Recipe: Spring salad

  • Wild arugula pesto
  • 1/2 cup pine nuts
  • 3 cups arugula, washed
  • 1/2 cup grated Parmesan cheese
  • 1 1/2 cups olive oil
  • Carrot top vinaigrette:
  • 1 bunch chopped carrot tops
  • 1 tablespoon Dijon mustard
  • 3 tablespoons white balsamic vinegar
  • 1 1/2 cups olive oil
  • Salt and pepper to taste
  • Spring salad
  • 2 bunches cooked baby carrots (yellow, orange and purple)
  • 1 bunch each white and green asparagus tips, cooked
  • 1 cup boiled and shelled fresh fava beans
  • 1 bunch red radishes, rinsed, trimmed and halved
  • 1 cup cooked sugar snap peas
  • 1/2 pound wild arugula, washed and trimmed
  • 2 heads Treviso radicchio, leaves trimmed
  • 1/2 pound burrata cheese, cut into large dice
  • Salt and ground white pepper

For the pesto: Preheat oven to 400° F. Spread pine nuts in a single layer on the bottom of a pie tin or cookie sheet and bake until golden brown; about 3 minutes. Combine arugula, Parmesan, olive oil and toasted pine nuts in a food processor; puree to a spreadable consistency.

For the vinaigrette: In a food processor, puree carrot tops, Dijon mustard and white balsamic vinegar until well combined. On low speed, slowly stream in the olive oil to emulsify; season to taste.
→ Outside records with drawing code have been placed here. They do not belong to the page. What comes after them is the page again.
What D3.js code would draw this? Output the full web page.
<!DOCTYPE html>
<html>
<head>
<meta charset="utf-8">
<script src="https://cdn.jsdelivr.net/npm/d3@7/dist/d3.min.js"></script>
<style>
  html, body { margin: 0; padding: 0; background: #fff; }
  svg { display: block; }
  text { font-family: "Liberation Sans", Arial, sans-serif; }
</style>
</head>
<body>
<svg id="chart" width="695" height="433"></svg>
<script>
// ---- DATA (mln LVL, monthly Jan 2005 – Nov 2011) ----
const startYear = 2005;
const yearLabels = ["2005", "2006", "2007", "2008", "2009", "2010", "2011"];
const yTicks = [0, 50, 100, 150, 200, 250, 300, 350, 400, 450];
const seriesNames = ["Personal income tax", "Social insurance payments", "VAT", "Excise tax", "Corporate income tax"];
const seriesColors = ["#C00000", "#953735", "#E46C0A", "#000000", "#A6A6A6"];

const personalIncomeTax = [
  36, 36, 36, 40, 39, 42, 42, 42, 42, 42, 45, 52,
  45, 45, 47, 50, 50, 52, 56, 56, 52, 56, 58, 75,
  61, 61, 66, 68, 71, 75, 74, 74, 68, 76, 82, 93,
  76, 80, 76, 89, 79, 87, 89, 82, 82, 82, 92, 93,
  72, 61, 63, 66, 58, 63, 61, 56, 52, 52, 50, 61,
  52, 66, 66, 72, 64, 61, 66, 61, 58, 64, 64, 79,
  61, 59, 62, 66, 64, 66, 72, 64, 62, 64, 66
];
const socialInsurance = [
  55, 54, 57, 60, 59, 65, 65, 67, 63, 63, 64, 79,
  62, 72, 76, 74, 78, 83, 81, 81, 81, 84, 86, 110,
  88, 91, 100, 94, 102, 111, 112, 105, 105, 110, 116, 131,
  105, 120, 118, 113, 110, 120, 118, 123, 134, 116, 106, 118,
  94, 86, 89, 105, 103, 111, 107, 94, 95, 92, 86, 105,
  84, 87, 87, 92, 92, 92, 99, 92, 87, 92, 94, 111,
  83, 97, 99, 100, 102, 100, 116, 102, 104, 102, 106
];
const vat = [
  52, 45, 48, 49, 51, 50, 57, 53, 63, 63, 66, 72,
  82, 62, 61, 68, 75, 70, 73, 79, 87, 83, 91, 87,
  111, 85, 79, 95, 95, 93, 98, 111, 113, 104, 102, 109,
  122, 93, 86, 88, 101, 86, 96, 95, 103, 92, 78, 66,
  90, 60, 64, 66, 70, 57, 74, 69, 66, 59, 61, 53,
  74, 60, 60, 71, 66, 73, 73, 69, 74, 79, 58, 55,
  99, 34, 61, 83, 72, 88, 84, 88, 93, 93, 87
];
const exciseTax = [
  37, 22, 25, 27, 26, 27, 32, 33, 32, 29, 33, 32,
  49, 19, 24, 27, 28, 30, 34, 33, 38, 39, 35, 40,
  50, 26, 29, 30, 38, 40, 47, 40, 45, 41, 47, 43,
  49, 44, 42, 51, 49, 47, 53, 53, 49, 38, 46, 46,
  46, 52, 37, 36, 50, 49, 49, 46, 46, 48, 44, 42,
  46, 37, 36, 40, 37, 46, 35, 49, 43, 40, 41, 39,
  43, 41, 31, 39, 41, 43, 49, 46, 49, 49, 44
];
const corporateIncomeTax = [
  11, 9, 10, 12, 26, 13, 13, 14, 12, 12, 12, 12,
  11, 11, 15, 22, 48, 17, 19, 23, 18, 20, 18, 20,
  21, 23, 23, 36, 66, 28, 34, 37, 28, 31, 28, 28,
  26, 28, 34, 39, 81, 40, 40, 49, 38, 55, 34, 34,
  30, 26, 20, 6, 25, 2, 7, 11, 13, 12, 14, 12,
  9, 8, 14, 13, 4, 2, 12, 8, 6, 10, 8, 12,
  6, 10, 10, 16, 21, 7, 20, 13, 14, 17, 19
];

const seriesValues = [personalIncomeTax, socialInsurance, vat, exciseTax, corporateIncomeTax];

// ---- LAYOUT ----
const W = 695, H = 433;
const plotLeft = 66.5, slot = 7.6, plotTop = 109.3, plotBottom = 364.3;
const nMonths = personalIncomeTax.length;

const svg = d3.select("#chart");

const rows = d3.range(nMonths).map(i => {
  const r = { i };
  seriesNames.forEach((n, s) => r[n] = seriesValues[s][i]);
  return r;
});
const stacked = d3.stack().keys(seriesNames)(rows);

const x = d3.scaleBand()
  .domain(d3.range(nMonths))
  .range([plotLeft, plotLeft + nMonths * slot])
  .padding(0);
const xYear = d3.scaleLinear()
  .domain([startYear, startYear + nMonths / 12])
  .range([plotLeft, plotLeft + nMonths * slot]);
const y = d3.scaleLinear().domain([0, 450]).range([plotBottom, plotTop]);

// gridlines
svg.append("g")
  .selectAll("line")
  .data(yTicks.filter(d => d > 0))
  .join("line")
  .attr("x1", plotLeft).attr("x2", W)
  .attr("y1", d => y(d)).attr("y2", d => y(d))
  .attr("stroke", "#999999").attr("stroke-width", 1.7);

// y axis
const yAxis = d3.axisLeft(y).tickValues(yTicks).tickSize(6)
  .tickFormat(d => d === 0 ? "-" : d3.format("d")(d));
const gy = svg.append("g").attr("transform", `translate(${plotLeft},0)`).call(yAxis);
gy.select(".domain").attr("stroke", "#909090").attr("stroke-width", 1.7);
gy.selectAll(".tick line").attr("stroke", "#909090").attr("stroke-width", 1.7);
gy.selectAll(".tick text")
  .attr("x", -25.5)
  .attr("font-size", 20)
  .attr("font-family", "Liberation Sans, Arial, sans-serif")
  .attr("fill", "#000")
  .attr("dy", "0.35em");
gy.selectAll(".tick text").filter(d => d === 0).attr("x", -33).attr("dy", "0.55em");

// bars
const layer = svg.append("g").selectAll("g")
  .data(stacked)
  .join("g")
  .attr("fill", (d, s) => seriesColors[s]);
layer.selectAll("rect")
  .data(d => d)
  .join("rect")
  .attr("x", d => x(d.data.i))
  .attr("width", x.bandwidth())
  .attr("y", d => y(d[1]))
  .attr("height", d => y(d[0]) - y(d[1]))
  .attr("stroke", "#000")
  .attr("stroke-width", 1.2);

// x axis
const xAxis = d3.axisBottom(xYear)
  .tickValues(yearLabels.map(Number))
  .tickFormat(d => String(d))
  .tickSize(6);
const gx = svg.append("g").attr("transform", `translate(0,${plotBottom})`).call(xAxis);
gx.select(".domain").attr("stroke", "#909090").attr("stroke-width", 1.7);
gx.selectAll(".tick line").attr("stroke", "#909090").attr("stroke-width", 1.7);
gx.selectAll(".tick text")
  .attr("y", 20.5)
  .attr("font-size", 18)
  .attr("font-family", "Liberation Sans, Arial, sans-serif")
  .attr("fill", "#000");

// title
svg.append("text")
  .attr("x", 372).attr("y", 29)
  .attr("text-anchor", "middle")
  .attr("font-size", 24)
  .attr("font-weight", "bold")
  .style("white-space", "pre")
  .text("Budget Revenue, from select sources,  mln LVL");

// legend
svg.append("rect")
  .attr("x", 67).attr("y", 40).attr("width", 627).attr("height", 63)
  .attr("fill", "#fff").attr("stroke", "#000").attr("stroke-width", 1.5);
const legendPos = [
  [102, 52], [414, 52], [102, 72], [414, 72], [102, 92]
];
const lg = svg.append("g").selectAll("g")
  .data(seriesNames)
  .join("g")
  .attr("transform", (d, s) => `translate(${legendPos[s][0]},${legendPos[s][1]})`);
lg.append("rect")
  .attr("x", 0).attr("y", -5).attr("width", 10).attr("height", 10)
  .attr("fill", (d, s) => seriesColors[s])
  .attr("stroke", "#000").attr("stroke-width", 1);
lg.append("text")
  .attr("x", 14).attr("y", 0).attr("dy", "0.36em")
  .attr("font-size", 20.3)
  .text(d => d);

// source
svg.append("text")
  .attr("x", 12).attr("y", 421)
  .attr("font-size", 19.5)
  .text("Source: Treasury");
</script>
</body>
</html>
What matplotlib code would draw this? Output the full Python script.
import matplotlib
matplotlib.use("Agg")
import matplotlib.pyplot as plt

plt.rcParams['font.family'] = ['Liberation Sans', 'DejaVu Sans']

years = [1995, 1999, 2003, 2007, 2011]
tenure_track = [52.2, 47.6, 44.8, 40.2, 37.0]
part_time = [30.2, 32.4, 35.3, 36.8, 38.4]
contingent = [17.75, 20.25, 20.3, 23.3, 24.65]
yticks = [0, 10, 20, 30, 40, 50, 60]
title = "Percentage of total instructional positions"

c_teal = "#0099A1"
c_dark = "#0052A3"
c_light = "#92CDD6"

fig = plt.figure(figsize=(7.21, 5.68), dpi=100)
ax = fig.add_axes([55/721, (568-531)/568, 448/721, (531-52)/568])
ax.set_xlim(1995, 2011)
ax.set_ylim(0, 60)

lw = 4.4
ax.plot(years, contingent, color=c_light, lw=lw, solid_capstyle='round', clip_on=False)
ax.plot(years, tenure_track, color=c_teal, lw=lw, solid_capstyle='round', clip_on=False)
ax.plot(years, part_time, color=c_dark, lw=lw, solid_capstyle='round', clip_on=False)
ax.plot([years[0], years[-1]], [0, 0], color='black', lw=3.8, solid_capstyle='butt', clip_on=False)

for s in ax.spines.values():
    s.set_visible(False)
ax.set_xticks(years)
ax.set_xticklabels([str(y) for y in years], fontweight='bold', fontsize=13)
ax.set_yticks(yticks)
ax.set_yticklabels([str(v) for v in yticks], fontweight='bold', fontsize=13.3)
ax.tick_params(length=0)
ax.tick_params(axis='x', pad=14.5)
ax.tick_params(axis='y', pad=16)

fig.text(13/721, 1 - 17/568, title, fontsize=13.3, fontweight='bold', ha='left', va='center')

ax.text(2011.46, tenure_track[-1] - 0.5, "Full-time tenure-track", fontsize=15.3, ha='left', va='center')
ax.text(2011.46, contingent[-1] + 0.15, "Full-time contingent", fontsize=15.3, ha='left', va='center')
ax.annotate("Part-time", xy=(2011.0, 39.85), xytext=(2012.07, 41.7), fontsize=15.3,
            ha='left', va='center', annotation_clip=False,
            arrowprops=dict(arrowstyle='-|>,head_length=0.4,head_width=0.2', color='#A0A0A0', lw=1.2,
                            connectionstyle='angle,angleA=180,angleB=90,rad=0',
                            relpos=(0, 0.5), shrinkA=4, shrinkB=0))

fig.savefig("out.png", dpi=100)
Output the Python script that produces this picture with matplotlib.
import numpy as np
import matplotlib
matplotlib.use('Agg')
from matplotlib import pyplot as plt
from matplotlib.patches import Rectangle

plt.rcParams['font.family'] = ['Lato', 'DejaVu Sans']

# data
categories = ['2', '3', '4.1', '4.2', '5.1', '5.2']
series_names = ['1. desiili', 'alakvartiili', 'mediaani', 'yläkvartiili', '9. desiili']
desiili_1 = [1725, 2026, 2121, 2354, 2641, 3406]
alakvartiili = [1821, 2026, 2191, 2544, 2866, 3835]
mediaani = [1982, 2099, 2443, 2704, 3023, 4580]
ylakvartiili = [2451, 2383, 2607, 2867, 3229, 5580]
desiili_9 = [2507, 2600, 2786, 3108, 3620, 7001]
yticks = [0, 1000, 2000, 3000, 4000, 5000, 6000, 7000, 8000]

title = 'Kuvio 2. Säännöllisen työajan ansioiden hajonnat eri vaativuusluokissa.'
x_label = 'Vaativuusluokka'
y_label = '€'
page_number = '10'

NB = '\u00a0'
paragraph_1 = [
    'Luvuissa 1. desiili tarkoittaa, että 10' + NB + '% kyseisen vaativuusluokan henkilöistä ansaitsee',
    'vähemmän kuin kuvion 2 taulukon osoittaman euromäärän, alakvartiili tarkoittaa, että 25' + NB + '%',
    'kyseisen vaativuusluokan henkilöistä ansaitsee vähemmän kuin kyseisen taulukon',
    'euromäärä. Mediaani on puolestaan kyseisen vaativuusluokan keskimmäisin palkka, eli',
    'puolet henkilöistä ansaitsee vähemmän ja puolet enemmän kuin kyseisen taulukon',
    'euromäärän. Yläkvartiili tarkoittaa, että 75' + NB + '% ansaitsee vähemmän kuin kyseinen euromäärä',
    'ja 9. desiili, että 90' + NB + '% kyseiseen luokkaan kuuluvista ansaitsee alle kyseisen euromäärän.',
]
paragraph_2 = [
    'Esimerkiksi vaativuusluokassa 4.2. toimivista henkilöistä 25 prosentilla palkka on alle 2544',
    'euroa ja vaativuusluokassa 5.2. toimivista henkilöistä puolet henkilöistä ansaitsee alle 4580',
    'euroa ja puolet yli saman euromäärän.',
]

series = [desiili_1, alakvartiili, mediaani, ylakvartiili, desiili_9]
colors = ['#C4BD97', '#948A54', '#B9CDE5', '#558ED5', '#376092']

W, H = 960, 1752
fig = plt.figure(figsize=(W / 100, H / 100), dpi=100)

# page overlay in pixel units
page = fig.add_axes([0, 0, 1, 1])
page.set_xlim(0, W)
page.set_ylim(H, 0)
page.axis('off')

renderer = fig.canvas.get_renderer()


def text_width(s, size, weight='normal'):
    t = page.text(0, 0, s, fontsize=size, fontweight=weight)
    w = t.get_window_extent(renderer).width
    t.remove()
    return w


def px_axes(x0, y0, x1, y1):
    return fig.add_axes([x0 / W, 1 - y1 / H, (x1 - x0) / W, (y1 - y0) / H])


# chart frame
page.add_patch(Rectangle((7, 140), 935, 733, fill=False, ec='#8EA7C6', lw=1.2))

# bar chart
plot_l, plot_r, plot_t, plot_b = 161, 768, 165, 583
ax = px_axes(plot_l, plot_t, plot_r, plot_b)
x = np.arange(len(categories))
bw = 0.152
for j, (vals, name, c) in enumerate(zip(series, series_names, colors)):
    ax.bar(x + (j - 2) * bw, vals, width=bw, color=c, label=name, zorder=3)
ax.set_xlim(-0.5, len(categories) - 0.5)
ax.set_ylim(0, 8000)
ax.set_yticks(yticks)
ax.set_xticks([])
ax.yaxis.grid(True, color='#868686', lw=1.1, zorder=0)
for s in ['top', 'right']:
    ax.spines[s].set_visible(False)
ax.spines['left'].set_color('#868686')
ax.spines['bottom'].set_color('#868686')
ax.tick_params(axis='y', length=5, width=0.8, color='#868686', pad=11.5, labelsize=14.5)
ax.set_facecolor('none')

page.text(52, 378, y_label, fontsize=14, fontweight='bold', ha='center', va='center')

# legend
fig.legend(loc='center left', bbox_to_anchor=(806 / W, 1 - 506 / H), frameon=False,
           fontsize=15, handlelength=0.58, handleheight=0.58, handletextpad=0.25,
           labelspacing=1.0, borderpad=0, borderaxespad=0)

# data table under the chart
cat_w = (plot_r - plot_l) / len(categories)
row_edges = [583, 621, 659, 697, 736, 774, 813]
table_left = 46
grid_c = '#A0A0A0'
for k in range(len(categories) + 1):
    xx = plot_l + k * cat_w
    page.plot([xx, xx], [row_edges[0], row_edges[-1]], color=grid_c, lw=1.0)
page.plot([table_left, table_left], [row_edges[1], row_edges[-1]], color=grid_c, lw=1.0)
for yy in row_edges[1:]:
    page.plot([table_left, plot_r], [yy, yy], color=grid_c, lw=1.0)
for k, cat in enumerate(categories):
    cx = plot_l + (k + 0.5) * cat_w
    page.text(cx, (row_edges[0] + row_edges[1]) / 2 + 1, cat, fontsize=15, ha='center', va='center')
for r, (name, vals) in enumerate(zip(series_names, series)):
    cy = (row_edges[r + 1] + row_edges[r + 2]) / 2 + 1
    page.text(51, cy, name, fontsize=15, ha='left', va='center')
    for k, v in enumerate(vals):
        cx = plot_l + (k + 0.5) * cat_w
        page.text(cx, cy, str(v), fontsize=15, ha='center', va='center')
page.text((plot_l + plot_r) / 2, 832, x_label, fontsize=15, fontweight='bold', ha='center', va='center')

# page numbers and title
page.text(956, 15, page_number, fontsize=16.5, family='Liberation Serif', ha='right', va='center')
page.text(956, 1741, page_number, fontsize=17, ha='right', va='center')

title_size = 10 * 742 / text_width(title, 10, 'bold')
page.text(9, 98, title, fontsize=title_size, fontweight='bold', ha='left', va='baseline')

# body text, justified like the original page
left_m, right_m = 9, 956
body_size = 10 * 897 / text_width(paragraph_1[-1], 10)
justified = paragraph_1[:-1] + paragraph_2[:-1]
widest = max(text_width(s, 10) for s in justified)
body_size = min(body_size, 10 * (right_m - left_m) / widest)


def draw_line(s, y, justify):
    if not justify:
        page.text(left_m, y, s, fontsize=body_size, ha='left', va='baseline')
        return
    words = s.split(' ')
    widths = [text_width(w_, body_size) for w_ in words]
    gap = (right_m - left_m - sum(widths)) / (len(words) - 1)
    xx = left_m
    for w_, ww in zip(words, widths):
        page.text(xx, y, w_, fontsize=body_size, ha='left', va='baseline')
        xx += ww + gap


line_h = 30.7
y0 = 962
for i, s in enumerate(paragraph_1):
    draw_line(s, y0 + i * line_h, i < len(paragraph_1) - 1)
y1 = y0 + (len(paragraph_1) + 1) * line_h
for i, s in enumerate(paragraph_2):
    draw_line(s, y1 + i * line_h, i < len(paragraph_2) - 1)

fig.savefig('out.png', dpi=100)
For the salad: In a large mixing bowl, toss vegetables with enough carrot top vinaigrette to coat. Check seasoning, and add salt and pepper to taste. On the bottom of eight chilled flat salad plates, spread a thin layer of the arugula pesto using a small offset spatula. Assemble the salads by arranging the carrots on the plate, and then adding asparagus tips, radish crudités, fava beans and sugar snap peas in a decorative fashion. In a medium mixing bowl, toss the arugula and Treviso leaves with carrot top vinaigrette to coat; check seasoning. Arrange lettuces on top of the vegetables. Arrange large pieces of fresh burrata cheese around the salads and serve chilled.

Serving Size

Serves 8

Recipe: White cosmopolitan

  • 2 oz Absolut vodka
  • 1 oz St. Germain liqueur
  • 1/2 oz lime juice
  • 1 oz white cranberry juice
  • Edible orchid flower

Shake all the ingredients together with ice and strain into a chilled martini glass. As a garnish, use an orchid flower inside an ice ball.